The rhodium(III)-catalyzed C–H activation of aromatic compounds allows the synthesis of complex heterocyclic molecules from simple starting materials in a single step. This method is particularly useful for the directed search for drug candidates and other biologically active molecules. However, controlling the chemo- and regioselectivity of the C–H-activation reactions is often challenging.

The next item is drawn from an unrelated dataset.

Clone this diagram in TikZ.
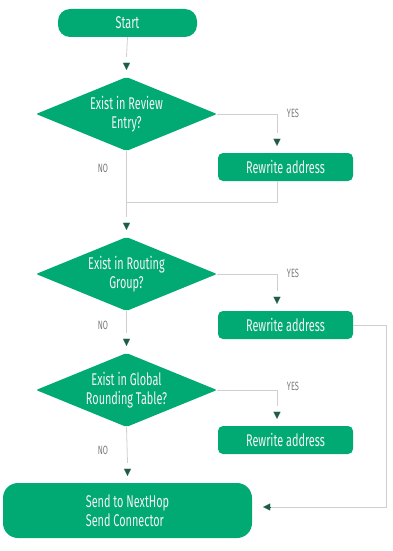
\documentclass[tikz,border=0pt]{standalone}
\usepackage{fontspec}
\setmainfont{Fira Sans}[FakeStretch=0.64]
\newfontfamily\smallf{Fira Sans}[FakeStretch=0.62]
\usetikzlibrary{shapes.geometric,arrows.meta,calc}
\definecolor{boxgreen}{HTML}{00AA72}
\definecolor{tipgreen}{HTML}{1F5C45}
\definecolor{linegray}{HTML}{CFCFCF}
\definecolor{labgray}{HTML}{7A7A7A}
\definecolor{txtwhite}{HTML}{F4F4F4}
\tikzset{
  box/.style={fill=boxgreen, draw=none, text=txtwhite, font=\fontsize{17}{18.5}\selectfont, inner sep=0pt},
  rbox/.style={box, rounded corners=5pt, minimum width=135pt, minimum height=28pt},
  dec/.style={box, diamond, aspect=2.45, minimum width=181pt, minimum height=74pt, align=center, rounded corners=2pt},
  flow/.style={draw=linegray, line width=0.8pt},
  tipc/.style={-{Triangle[length=7pt,width=7pt]}, draw=tipgreen, fill=tipgreen, line width=0.1pt},
  lab/.style={text=labgray, font=\smallf\fontsize{12}{13}\selectfont, inner sep=0pt}
}
\begin{document}
\begin{tikzpicture}[x=1pt,y=-1pt]
\useasboundingbox (0,0) rectangle (392,551);
% nodes
\node[box, rounded corners=12pt, minimum width=139pt, minimum height=28pt] (start) at (127.5,23) {Start};
\node[dec] (d1) at (126.5,114) {Exist in Review\\Entry?};
\node[rbox] (r1) at (285.5,167) {Rewrite address};
\node[dec] (d2) at (126.5,274) {Exist in Routing\\Group?};
\node[rbox] (r2) at (285.5,325) {Rewrite address};
\node[dec] (d3) at (126.5,390) {Exist in Global\\Rounding Table?};
\node[rbox] (r3) at (285.5,440) {Rewrite address};
\node[box, rounded corners=15pt, minimum width=249pt, minimum height=55pt, align=left] (end) at (127.5,510.5) {Send to NextHop\\Send Connector};
% labels
\node[lab] (y1) at (293,113) {YES};
\node[lab] (n1) at (103,168) {NO};
\node[lab] (y2) at (293,273) {YES};
\node[lab] (n2) at (103,325) {NO};
\node[lab] (y3) at (293,386) {YES};
\node[lab] (n3) at (103,450) {NO};
% helper coordinates
\coordinate (r1t) at ($(r1.north)+(-8.5,0)$);
\coordinate (r1b) at ($(r1.south)+(-8.5,0)$);
\coordinate (r2t) at ($(r2.north)+(-8.5,0)$);
\coordinate (r3t) at ($(r3.north)+(-8.5,0)$);
\coordinate (m1) at ($(d1.south)+(0,51)$);
\coordinate (c2) at ($(r2.east)+(33,0)$);
% vertical main flow
\draw[flow] (start.south) -- ($(d1.north)+(0,-20)$);
\draw[tipc] ($(d1.north)+(0,-14)$) -- ($(d1.north)+(0,-7)$);
\draw[flow] (d1.south) -- ($(d2.north)+(0,-20)$);
\draw[tipc] ($(d2.north)+(0,-14)$) -- ($(d2.north)+(0,-7)$);
\draw[flow] (d2.south) -- ($(d3.north)+(0,-20)$);
\draw[tipc] ($(d3.north)+(0,-14)$) -- ($(d3.north)+(0,-7)$);
\draw[flow] (d3.south) -- ($(end.north)+(0,-20)$);
\draw[tipc] ($(end.north)+(0,-14)$) -- ($(end.north)+(0,-7)$);
% yes branches
\draw[flow] (d1.east) -| ($(r1t)+(0,-20)$);
\draw[tipc] ($(r1t)+(0,-14)$) -- ($(r1t)+(0,-7)$);
\draw[flow] (r1b) |- (m1);
\draw[flow] (d2.east) -| ($(r2t)+(0,-20)$);
\draw[tipc] ($(r2t)+(0,-14)$) -- ($(r2t)+(0,-7)$);
\draw[flow] (d3.east) -| ($(r3t)+(0,-20)$);
\draw[tipc] ($(r3t)+(0,-14)$) -- ($(r3t)+(0,-7)$);
% return from r2
\draw[flow] (r2.east) -- (c2) |- ($(end.east)+(19,-3.5)$);
\draw[tipc] ($(end.east)+(18,-3.5)$) -- ($(end.east)+(11,-3.5)$);
\end{tikzpicture}
\end{document}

Dmitry Perekalin, Nesmeyanov Institute of Organoelement Compounds, Russian Academy of Sciences, Moscow, and colleagues have developed a rhodium(III)-based catalyst for C–H activation. The catalyst, [(C5H2tBu2CH2tBu)RhCl2]2, converts activated aromatic amides and alkenes into biologically active 4‐substituted dihydroisoquinolones (pictured). The desired products were obtained in yields of 72–97 %.
The cyclopentadienyl ligand of the catalyst complex was constructed via an unusual cyclization of three molecules of tert-butylacetylene. The bulky tert-butyl groups provide a high regioselectivity by blocking undesired reaction pathways. The designed catalyst could also help to improve regioselectivity of other C–H activation reactions.
- Rhodium(III) Complex with a Bulky Cyclopentadienyl Ligand as a Catalyst for Regioselective Synthesis of Dihydroisoquinolones through C–H Activation of Arylhydroxamic Acids,
Evgeniya A. Trifonova, Nikita M. Ankudinov, Maxim V. Kozlov, Mikhail Y. Sharipov, Yulia V. Nelyubina, Dmitry S. Perekalin,
Chem. Eur. J. 2018, 24, 16570–16575.